This is a really interesting topic of conversation, because I'm just learning about the open matte format. I used to always think that if it wasn't 1.33:1 aspect ratio, it was panned and scanned, but I'm finding out that open matte is commonly practiced.
I'm finding out that if a film is exhibited at 1.85:1 aspect ratio, usually it was filmed at 1.33:1 (TV ratio) with the top and bottom shaved for the theater and then reinstated for TV. When a film is shot around 2.35:1, like Star Wars or The Apartment, there is no shaving on the top and bottom and so the film must be panned and scanned for TV. (Then there's Super 35, but that's a whole 'nother story)

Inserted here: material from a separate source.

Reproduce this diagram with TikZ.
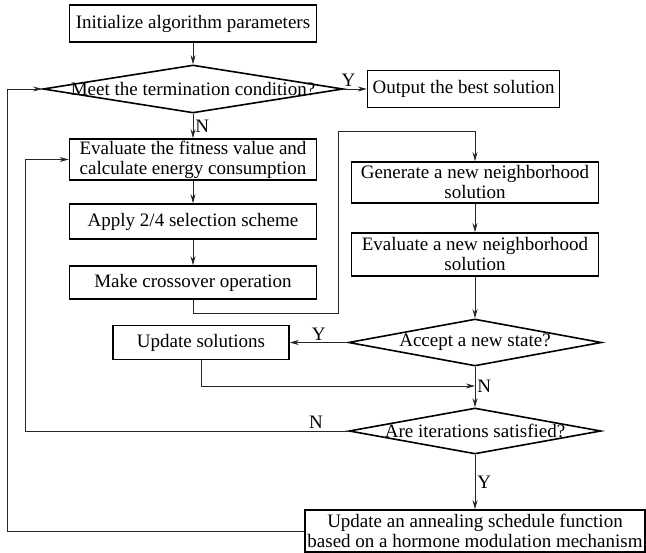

So, for a moment I was thinking, "Hey, if it's a 1.85:1 film, I should get a version with the matte opened, so I can see the top and bottom. More picture = better." But then I learned more:
Two things usually happen. When filming, sometimes boom mics and sound equipment gets shot and the director leaves it in, knowing that it will be shaved off. When the film is shown on TV, you can see the equipment sometimes. Nowadays, you don't see boom mics any more, because the video producers still zoom up in the transfer, and then pan and scan, in order to get rid of the sound eqiupment. In other words, when your watching a film with the matte open, it STILL could be panned and scanned in places.
Number two: I discovered this when watching ALTERED STATES on DVD, which has the open matte on one side and the matted theatrical version on the other. Even though you're getting more picture on the top and bottom, the intimacy level is off from what the director intended. Medium shots become long shots, close ups become medium shots. Even though the fullscreen version has more picture, the letterboxed version of AS is better, IMO, because it's more intimate.
As far as Touch of Evil goes, I'm sure you can throw all of what I said above out the window, because it's Welles, and I can't begin to understand his genius. For me, I'm okay with my letterboxed version of TOE, since I've only seen the 1.33:1 version once in my life. The composition is fine, for me. It would have been nice to have the fullscreen version on the other side of the disc, and the commentary track, and the Reconstructing Evil doc, for that matter. Oh, well.
Jaime, why are you playing dumb with Rick about the aspect ratios? Bordwell's book goes into depth about that stuff. You have read it, right?